After making a trade, a brokerage firm will send you periodic updates on your investment. These statements will allow you to determine whether your investments are gaining or losing money.

Lesson 3: Stock Categories

Many stock categories are available. The right broker can help you choose a stock that fits your plan. Blue Chip stocks are great for beginners because they are well established and have a long track record of steady performance. Other technology and small-cap (newly established) stocks have the potential to skyrocket or to crash and burn. If a stock is classified as having high growth potential, it usually carries high risk, in both appreciation and depreciation. Stocks can provide you with a certain level of income by paying dividends, and they can appreciate or depreciate in value over time. But the best kind of stock to choose is a stock familiar to you.

You can purchase two types of stock: common stock, which represents general ownership in a company, and preferred stock, which gives preferential treatment to the shareholder. Preferred stock shares are more expensive and usually pay a set dividend. Dividends are paid to preferred stock holders first. If a company were to liquidate, preferred stock holders would be the first to be compensated.

Lesson 4: What about Risk?

Before choosing a stock, know your risk tolerance. Age and personality can help you determine how much risk you can withstand. A young person can generally handle greater risk because, as the Rolling Stones song indicates, time is on your side. If you are a person who can tolerate a stock losing value and want the possibility of appreciation, risky stocks may be for you. However, if you are willing to accept subtle, steady growth, a conservative approach may be more appropriate. Remember that all investments need to at least cover the rate of inflation, or you risk the loss of purchasing power.

Lesson 5: Diversify!

All investments carry a certain burden of risk. However, the key to managing that risk is to diversify your investments. Simply follow the old adage, and don't put all your eggs in one basket!

A good rule of thumb is to diversify your funds into three different categories: growth stocks or mutual funds, conservative investments, and precious metals. By subtracting your age from 100, you can estimate the percentage you should consider putting in risk or growth investments such as stocks, which have good potential for a significant increase in value. You should keep at least 10 percent of your investment in precious metals, because they have a tendency to hold value in inflationary times or during natural disaster. Keeping the rest in conservative holdings such as Treasury bills or corporate bonds will guarantee that you will continue to make some money, even if your stocks decline in value.

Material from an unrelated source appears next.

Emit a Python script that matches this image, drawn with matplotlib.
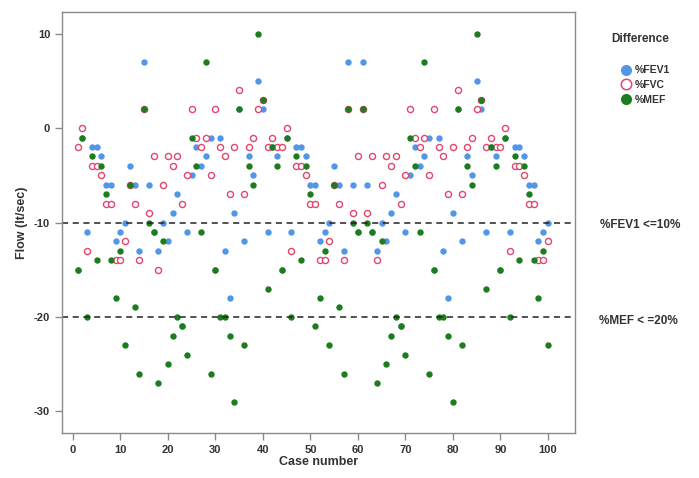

One of the best ways to get started in stock investing is through an IRA. You can make yearly contributions of $2,000 and possibly reduce the amount of taxes you pay. Also, you can trade stock in an IRA without paying taxes on gains. IRA's can be started at investment firms or banks.

Mutual Funds have built-in diversification. Investing in a mutual fund is putting confidence in the investments and portfolio management of an investment firm. Mutual funds may hold 50 or more stocks. Therefore, you get a wide array of potential strengths and a return on your money--all in one package. "Front Load" mutual funds require a fee prior to investing while "Back Load" mutual funds charge a fee upon withdrawal. Other, "No Load" mutual funds require no fee, but may have an annual charge. Mutual funds may allow you to add incremental increases to your investment account and set up an investment plan. Thus, if you want to make an initial investment of $2,000 in a fund and then add $200 to it each month, you have that option.

A Little Advice

You can't take the luxurious, tropical vacation without the long trip. The same holds true with investing. Here's a little advice:

Remember...

Start planning today for your future. You can invest a little at a time that will be worth a lot someday. Write down your plan, choose your broker and capitalize on Einstein's eighth wonder.